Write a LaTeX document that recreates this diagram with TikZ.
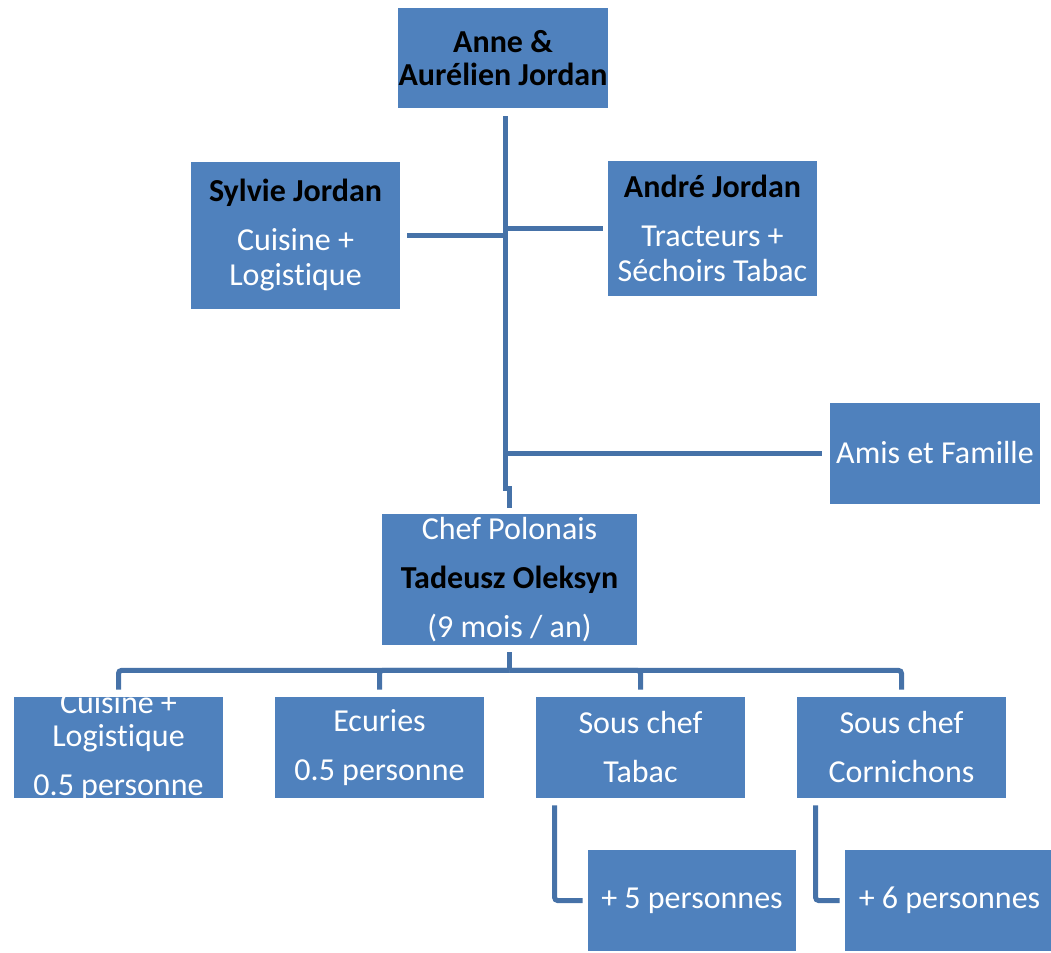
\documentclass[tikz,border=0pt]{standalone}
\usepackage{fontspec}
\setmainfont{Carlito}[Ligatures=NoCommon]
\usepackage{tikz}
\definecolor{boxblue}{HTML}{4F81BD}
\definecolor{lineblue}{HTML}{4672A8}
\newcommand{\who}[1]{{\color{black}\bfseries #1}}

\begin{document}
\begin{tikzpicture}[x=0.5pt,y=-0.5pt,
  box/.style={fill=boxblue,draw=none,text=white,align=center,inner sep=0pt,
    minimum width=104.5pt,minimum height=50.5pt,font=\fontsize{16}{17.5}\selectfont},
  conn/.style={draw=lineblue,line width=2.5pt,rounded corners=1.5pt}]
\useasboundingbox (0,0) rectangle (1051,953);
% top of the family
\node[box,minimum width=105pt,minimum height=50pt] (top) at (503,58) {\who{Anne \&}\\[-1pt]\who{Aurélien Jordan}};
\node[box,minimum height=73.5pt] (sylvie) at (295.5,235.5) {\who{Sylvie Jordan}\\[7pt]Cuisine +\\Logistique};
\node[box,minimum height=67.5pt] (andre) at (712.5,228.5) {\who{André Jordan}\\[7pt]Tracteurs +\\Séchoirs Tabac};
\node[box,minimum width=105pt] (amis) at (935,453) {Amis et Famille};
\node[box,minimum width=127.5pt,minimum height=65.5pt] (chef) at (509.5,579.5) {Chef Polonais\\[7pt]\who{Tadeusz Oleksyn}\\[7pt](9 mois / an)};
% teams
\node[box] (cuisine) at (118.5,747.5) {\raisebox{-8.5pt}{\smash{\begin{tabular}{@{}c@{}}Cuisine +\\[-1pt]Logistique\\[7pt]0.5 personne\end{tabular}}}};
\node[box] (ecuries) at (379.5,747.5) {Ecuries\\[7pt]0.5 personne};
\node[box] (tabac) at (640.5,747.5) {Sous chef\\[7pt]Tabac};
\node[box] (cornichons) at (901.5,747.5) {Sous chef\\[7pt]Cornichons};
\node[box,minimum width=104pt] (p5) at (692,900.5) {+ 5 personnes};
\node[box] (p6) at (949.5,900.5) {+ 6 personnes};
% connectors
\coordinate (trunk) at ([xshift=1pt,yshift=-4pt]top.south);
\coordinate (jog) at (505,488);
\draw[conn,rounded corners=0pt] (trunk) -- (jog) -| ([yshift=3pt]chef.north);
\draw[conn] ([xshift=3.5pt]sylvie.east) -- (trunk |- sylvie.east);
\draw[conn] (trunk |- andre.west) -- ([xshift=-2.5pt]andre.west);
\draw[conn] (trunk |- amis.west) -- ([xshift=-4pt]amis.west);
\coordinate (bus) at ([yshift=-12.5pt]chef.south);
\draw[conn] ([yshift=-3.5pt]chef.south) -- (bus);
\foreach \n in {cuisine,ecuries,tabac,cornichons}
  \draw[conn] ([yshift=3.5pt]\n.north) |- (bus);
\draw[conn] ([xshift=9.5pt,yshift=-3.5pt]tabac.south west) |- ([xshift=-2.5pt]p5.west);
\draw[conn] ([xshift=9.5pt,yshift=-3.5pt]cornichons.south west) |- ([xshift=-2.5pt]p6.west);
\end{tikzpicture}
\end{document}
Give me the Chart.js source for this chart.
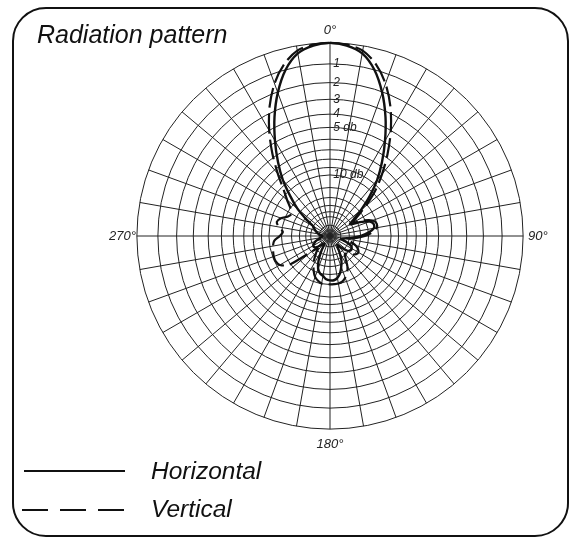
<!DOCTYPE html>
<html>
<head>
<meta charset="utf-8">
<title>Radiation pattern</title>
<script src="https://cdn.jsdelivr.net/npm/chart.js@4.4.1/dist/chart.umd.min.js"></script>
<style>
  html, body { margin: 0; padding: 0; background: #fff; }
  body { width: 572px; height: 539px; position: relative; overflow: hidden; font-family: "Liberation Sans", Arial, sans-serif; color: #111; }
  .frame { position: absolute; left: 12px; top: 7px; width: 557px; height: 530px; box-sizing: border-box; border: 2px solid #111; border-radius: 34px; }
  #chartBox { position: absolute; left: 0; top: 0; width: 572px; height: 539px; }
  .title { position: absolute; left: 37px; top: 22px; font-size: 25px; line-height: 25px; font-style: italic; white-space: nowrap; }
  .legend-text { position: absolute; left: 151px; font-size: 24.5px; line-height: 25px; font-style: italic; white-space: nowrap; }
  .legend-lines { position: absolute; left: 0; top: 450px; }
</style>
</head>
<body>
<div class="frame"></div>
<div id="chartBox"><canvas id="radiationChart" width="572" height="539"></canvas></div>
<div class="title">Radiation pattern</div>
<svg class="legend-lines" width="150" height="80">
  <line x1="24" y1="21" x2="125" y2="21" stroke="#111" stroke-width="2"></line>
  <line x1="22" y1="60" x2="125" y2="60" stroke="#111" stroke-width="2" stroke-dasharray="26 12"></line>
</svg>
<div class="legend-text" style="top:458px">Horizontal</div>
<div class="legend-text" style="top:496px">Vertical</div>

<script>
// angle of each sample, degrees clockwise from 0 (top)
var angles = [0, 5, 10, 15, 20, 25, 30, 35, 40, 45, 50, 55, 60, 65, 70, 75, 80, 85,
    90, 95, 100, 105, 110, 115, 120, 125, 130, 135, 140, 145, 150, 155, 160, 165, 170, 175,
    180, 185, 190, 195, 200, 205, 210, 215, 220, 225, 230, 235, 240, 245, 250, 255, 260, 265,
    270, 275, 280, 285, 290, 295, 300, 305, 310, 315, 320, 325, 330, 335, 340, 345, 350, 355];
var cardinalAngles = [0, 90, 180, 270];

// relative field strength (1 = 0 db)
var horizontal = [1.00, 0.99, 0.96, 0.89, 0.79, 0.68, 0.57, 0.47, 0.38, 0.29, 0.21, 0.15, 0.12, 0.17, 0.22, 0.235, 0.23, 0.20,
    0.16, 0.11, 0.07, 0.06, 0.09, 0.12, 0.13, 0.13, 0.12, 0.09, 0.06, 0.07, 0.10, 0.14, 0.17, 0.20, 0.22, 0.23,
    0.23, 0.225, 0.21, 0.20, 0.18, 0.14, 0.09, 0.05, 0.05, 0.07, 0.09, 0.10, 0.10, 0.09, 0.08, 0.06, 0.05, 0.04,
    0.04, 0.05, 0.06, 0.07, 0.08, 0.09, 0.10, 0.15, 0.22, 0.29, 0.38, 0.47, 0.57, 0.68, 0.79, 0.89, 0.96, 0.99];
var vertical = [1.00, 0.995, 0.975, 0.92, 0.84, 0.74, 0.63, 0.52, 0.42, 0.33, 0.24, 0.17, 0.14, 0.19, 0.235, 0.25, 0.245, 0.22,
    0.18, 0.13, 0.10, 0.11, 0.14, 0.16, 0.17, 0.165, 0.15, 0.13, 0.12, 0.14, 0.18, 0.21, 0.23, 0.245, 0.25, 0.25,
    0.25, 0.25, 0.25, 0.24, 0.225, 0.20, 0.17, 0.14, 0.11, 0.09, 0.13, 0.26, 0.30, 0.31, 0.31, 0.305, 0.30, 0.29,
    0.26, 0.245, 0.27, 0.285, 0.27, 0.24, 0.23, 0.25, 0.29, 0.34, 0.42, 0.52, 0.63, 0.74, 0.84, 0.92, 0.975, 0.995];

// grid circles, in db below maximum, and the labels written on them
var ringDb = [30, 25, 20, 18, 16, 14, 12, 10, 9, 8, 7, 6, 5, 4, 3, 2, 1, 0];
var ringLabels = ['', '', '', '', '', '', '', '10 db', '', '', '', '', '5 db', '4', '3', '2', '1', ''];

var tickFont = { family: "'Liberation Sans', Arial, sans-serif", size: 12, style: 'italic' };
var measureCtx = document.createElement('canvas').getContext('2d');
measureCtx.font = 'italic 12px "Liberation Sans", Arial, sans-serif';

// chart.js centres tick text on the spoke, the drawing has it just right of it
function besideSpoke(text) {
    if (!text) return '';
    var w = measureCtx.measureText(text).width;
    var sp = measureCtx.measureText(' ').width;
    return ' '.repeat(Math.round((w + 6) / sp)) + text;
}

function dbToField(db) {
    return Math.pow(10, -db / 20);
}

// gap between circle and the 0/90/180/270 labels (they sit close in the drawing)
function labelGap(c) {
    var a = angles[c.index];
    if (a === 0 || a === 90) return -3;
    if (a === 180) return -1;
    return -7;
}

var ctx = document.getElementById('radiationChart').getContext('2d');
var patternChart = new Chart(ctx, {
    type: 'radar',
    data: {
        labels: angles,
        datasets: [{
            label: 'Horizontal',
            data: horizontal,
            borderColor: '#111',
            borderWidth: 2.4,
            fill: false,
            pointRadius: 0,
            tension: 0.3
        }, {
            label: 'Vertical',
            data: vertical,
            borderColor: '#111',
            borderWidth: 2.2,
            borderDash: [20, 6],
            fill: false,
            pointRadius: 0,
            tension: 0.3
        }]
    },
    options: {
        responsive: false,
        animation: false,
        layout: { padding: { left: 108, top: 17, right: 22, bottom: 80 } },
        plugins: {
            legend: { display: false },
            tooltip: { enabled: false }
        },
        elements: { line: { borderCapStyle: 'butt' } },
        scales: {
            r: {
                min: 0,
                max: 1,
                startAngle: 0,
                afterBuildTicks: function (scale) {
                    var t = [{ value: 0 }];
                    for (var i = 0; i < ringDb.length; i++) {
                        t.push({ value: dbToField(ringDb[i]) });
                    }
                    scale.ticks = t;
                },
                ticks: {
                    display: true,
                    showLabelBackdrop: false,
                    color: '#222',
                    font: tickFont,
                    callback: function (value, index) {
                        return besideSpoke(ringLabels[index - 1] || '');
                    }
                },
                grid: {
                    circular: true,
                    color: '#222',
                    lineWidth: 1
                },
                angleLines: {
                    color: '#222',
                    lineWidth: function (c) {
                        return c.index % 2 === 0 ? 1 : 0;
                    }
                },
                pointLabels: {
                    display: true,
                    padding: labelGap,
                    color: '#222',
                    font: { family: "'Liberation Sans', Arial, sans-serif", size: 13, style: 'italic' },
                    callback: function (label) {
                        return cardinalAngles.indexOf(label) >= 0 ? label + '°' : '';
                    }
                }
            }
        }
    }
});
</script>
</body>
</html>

□ □ □ □

Copy out every line in the listing where the word "this" appears.

Write a LaTeX document that recreates this diagram with TikZ.
Give me the Chart.js source for this chart.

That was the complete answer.